The History of your Vehicle -

Clues on the Car

Remember that the last Police Minor (except any still on active service!) retired around 1971-2, so after 40+ years of private ownership it is possible that some clues on the vehicle may have been lost during restoration. Other clues may simply be hidden, and can be revealed with care. Have a look at some of these…

A Zip in the Headlining

This is almost 100% certain to be an ex Police car.  The zip was essential to gain access to the fixing bolts and wiring for roof signs and lights. As anyone who has ever removed and refitted a headlining will confirm, it is not something that you want to be doing on a regular basis for servicing! It is possible that a zip would also have been fitted to other vehicles such as Water Board Vans with signs on the cab roof, but so far the only examples that we have found have been Police vehicles.

Registration Number

Fleets of cars were usually purchased and registered en-bloc, and so have sequential index number. If you find a photograph or other record of a known Police vehicle and yours is within 30 – 40 either side, then it’s a good starting point.

The registration number will also give the location of first registration. If this is an area where it is known that the Police used Minors, it is again a starting point.  Conversely, if there is no record of Police use in that area, then the chances of the car being a Police vehicle diminish – but never rule anything out:  For example, Essex Police had no record of having Minors in their fleet.  Then whilst we were visiting their Head Quarters, a more elderly officer spotted our Panda and said:  “I remember when we had two Minors. They were our first radio cars”.


Holes in the Roof and Body

Some roof signs, aerials, and blue lights were bolted to the roof – hence the zip discussed above. Bolts required holes to be drilled, so if you find neat round holes repaired with filler then there is a possible link to the police – but remember that other vehicles had roof signs as well. Another place for aerials was on the rear offside quarter panel, between the wing and window. Although some private owners fitted conventional aerials here, it was easier, and hence more common, for private owners to use the front wing for radio aerials.

A magnet is a useful tool for locating holes – it won’t stick to filler!

Signs might also be fitted to the front and back of the car, so it really is a question of hunting round to see what you can find.  Inside, there might be extra holes for radio mounting (the passenger glove box was a favourite area) and switches for lights. Unfortunately, as there was no standard layout, any holes could have been made by subsequent owners for any accessory switch.


Colour of Paint

On the surface, this is not a good indicator.  The colours most often associated with Panda Cars are Bermuda Blue and Police White.  However, Minors used by the Police could also be found in Dark Blue, Black, Old English White, and probably a few other shades as well. Moreover, when Police cars were sold on, they were frequently given a coat of paint to cover any markings – in at least one case, a Bermuda Blue car had turned to green by the time it was sold on. Also, not every Bermuda Blue car was a Police vehicle, and plenty were sold to members of the public as their first owners.  Finally, consider what colours previous owners might have used during restoration.

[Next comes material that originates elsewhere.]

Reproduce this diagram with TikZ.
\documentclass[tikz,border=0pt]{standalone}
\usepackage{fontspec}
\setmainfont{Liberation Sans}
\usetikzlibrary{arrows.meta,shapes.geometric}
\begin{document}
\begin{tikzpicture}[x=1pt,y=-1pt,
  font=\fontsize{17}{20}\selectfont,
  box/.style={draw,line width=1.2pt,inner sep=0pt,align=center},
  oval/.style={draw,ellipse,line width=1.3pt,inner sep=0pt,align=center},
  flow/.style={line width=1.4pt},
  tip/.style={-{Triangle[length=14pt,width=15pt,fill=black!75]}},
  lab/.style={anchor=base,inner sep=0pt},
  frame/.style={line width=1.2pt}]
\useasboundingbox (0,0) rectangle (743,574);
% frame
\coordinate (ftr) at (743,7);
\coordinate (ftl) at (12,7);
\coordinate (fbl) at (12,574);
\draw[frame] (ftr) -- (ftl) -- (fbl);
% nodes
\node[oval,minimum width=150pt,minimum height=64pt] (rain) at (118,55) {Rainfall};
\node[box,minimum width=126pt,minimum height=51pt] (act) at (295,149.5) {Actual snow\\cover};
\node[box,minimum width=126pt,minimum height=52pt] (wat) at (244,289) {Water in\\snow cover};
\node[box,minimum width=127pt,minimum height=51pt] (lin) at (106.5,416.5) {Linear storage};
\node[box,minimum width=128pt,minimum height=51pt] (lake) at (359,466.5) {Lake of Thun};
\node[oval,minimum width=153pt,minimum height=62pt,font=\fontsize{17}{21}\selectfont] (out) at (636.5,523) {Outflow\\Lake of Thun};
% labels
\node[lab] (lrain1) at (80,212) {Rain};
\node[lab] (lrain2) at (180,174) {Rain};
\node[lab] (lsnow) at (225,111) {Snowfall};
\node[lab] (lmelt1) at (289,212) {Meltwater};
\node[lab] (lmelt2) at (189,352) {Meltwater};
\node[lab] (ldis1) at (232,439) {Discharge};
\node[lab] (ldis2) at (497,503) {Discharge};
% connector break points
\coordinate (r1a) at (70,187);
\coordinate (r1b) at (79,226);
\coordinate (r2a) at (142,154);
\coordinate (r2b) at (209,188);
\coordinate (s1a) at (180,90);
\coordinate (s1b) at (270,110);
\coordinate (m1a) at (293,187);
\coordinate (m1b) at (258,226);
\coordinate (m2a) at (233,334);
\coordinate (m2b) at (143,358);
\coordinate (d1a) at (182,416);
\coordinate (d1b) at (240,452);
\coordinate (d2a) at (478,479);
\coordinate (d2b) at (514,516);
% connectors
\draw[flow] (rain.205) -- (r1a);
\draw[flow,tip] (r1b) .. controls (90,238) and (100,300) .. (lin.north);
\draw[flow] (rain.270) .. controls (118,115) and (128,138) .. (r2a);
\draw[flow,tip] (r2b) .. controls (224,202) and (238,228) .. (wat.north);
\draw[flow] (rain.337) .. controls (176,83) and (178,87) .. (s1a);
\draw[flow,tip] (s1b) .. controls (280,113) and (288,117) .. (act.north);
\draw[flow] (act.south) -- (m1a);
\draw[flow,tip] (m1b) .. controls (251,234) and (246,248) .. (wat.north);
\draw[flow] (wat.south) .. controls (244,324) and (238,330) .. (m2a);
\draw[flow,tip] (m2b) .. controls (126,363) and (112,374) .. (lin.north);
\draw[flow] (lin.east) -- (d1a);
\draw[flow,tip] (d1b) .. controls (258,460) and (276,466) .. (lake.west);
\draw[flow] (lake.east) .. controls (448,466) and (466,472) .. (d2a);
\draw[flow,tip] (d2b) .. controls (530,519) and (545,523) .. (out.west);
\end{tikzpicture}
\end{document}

However, if you are lucky enough to have a car that has not previously been stripped to bare metal, then careful rubbing down may reveal underlying paint, which, particularly if it’s Blue and White, will be a good clue. When rubbing down paint, please do take photographs of any colours that you find. This information is invaluable for historical record and essential if you want to restore the car to its Police colours – there is no precise specification for where colours began and ended, each workshop had its own ideas.


Colour of Interior Trim

As with the colour of the body, this can be unreliable - a previous owner may have fitted replacement trim of a different colour.  Black and Cherokee Red are the two trim colours that we have been able to find, but there could have been others.  The production record may say “black”, but we know of cases where red was fitted. This may be a mistake, or perhaps the factory was running short of black, did not want to stop the assembly process, and just used whatever was available.


It is rumoured that some Police Minors were fitted with strengthened front seats, typically with a flat rubber base rather then the normal webbing straps.